Assuming that you have SnowSQL installed on a Linux server that will run a cron to load data from the S3 stage, you’ll need to first setup a connection in your .snowsql/config file. A sample connection looks like this:
[connections.testdb] accountname = mytestaccount username = testuser password = testpassword dbname = test_db warehousename = LOAD_WH schemaname = public
Once you have saved this into your config file you will want to create a .sql file in your service account’s home directory with the information telling Snowflake what database and table to load the data into, where to load the data from and what file format to use when loading the data.
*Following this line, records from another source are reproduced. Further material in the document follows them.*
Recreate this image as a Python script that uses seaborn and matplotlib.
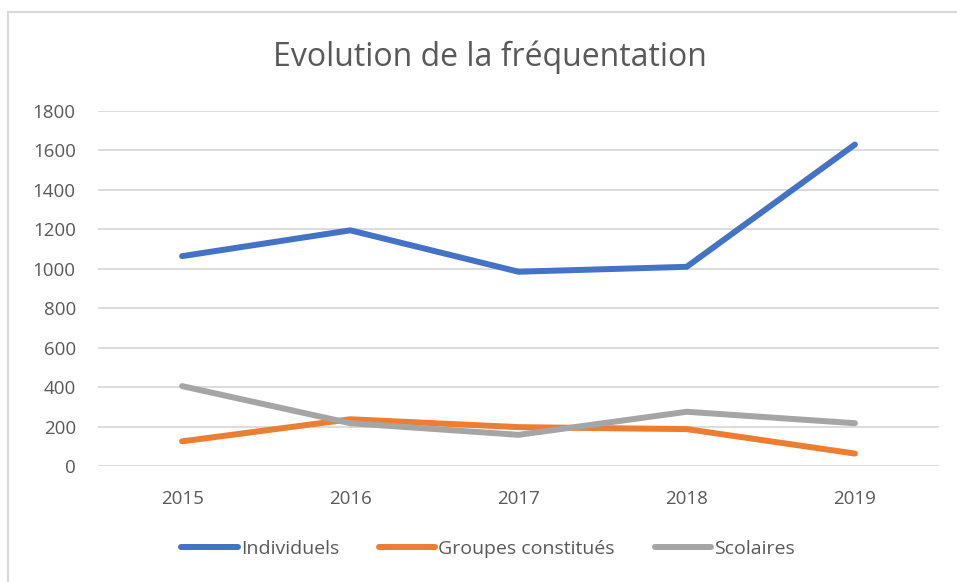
import pandas as pd
import matplotlib.pyplot as plt
import seaborn as sns
from matplotlib.patches import Rectangle

years = ["2015", "2016", "2017", "2018", "2019"]
individuels = [1064, 1195, 985, 1010, 1630]
groupes = [125, 237, 197, 187, 63]
scolaires = [405, 217, 158, 275, 217]
series_names = ["Individuels", "Groupes constitués", "Scolaires"]
colors = ["#4472C4", "#ED7D31", "#A5A5A5"]

df = pd.DataFrame({
    "annee": years * 3,
    "valeur": individuels + groupes + scolaires,
    "serie": [series_names[0]] * 5 + [series_names[1]] * 5 + [series_names[2]] * 5,
})

sns.set_style("white")
plt.rcParams["font.family"] = ["Open Sans", "DejaVu Sans"]

fig = plt.figure(figsize=(9.57, 5.82), dpi=100)
ax = fig.add_axes([98 / 957, 1 - 466 / 582, 841 / 957, 355 / 582])

sns.lineplot(data=df, x="annee", y="valeur", hue="serie", palette=colors,
             linewidth=4.3, solid_capstyle="round", ax=ax, legend=True)

ax.set_xlim(-0.5, 4.5)
ax.set_ylim(0, 1800)
ax.set_yticks(range(0, 1801, 200))
ax.yaxis.grid(True, color="#D9D9D9", linewidth=1.3)
ax.set_axisbelow(True)
for s in ax.spines.values():
    s.set_visible(False)
ax.tick_params(axis="both", length=0, labelsize=13.5, labelcolor="#595959")
ax.tick_params(axis="y", pad=16)
ax.tick_params(axis="x", pad=17)
ax.set_xlabel("")
ax.set_ylabel("")

fig.text(0.512, 1 - 57 / 582, "Evolution de la fréquentation", ha="center", va="center",
         fontsize=23, color="#595959")

handles, labels = ax.get_legend_handles_labels()
ax.legend(handles, labels, loc="center", bbox_to_anchor=(488 / 957, 1 - 549 / 582),
          bbox_transform=fig.transFigure, ncol=3, frameon=False, fontsize=14,
          handlelength=2.9, handletextpad=0.15, columnspacing=2.05,
          labelcolor="#595959")

fig.patches.append(Rectangle((8 / 957, -0.05), 1.0, 1 - 12 / 582 + 0.05,
                             transform=fig.transFigure, fill=False,
                             edgecolor="#D9D9D9", linewidth=1.5))

fig.savefig("out.png", dpi=100)
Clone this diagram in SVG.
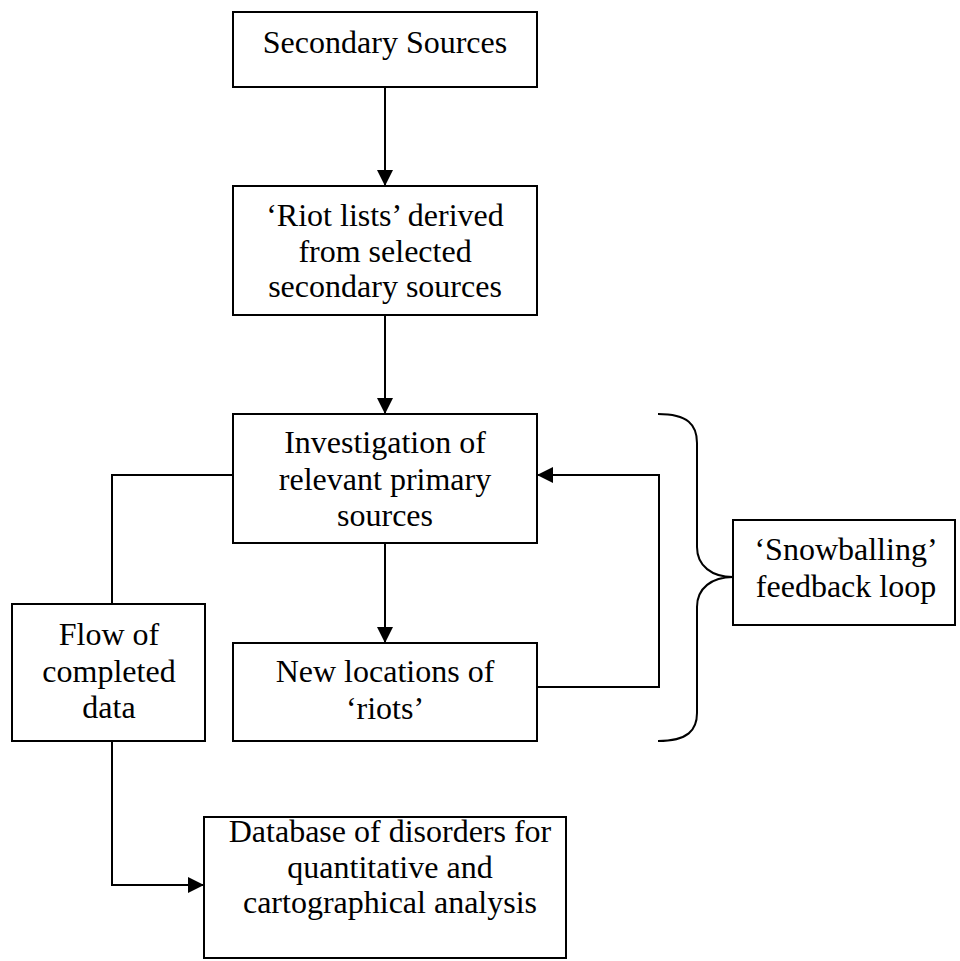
<svg xmlns="http://www.w3.org/2000/svg" width="960" height="961" viewBox="0 0 960 961">
<defs>
<marker id="ah" viewBox="0 0 16 16" refX="16" refY="8" markerWidth="16" markerHeight="16" markerUnits="userSpaceOnUse" orient="auto">
<path d="M0,0 L16,8 L0,16 Z" fill="#000"/>
</marker>
<style>
.box{fill:#fff;stroke:#000;stroke-width:2}
.ln{fill:none;stroke:#000;stroke-width:2}
text{font-family:"Liberation Serif","Times New Roman",serif;font-size:32px;fill:#000;text-anchor:middle}
</style>
</defs>
<rect width="960" height="961" fill="#fff"/>
<g id="connectors">
<line class="ln" x1="385" y1="87" x2="385" y2="186" marker-end="url(#ah)"/>
<line class="ln" x1="385" y1="315" x2="385" y2="414" marker-end="url(#ah)"/>
<line class="ln" x1="385" y1="543" x2="385" y2="643" marker-end="url(#ah)"/>
<polyline class="ln" points="537,687 659,687 659,475 537,475" marker-end="url(#ah)"/>
<polyline class="ln" points="233,475 112,475 112,604"/>
<polyline class="ln" points="112,741 112,885 204,885" marker-end="url(#ah)"/>
<path class="ln" d="M658,414 C688,414 697,425 697,443 L697,547 C697,566 712,577 733,577 C712,577 697,588 697,607 L697,713 C697,730 688,741 658,741"/>
</g>
<g id="secondary-sources">
<rect class="box" x="233" y="12" width="304" height="75"/>
<text x="385" y="53">Secondary Sources</text>
</g>
<g id="riot-lists">
<rect class="box" x="233" y="186" width="304" height="129"/>
<text x="385" y="226">‘Riot lists’ derived</text>
<text x="385" y="262">from selected</text>
<text x="385" y="297">secondary sources</text>
</g>
<g id="investigation">
<rect class="box" x="233" y="414" width="304" height="129"/>
<text x="385" y="453">Investigation of</text>
<text x="385" y="490">relevant primary</text>
<text x="385" y="526">sources</text>
</g>
<g id="new-locations">
<rect class="box" x="233" y="643" width="304" height="98"/>
<text x="385" y="682">New locations of</text>
<text x="385" y="719">‘riots’</text>
</g>
<g id="flow">
<rect class="box" x="12" y="604" width="193" height="137"/>
<text x="109" y="645">Flow of</text>
<text x="109" y="682">completed</text>
<text x="109" y="718">data</text>
</g>
<g id="database">
<rect class="box" x="204" y="817" width="362" height="141"/>
<text x="390" y="842">Database of disorders for</text>
<text x="390" y="878">quantitative and</text>
<text x="390" y="913">cartographical analysis</text>
</g>
<g id="snowballing">
<rect class="box" x="733" y="520" width="222" height="105"/>
<text x="846" y="560">‘Snowballing’</text>
<text x="846" y="597">feedback loop</text>
</g>
</svg>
Here is an example:
COPY INTO "TESTE_DB"."PUBLIC"."table 123" FROM '@"TEST_DB"."PUBLIC"."mys3bucket"' FILE_FORMAT = '"TEST_DB"."PUBLIC"."SEMICOLON_CSV"' ON_ERROR = 'ABORT_STATEMENT' PURGE = FALSE;
Once you’ve created this file you can setup crontab to run this with an entry similar to this (note this example runs daily at 17:00 UTC time:
0 17 * * * /home/example/bin/snowsql -c testdb -f /home/builder/snowflaktestdb.sql > /dev/null 2>&1
Getting to work on a project with Snowflake was in totality a really fun project. I have seen a number of data warehouse designs and approaches, and i believe there is no one size fits all solution. However, my take away from Snowflake is that it was super easy to setup, there is the right amount of options when it comes to provisioning dbs, data loading staging storage, and virtual warehouse provisioning for data loading and execution without having to worry about optimizing all of the underlying architecture and scaling it. The feature set given, the plethora of connectivity options, and flexibility to support relational and nonrelational data made this a fun technology to work with. Not only was it fun to work on a data warehousing project, but getting to write multiple API scrapers and automate the process of acquiring and loading the data end to end.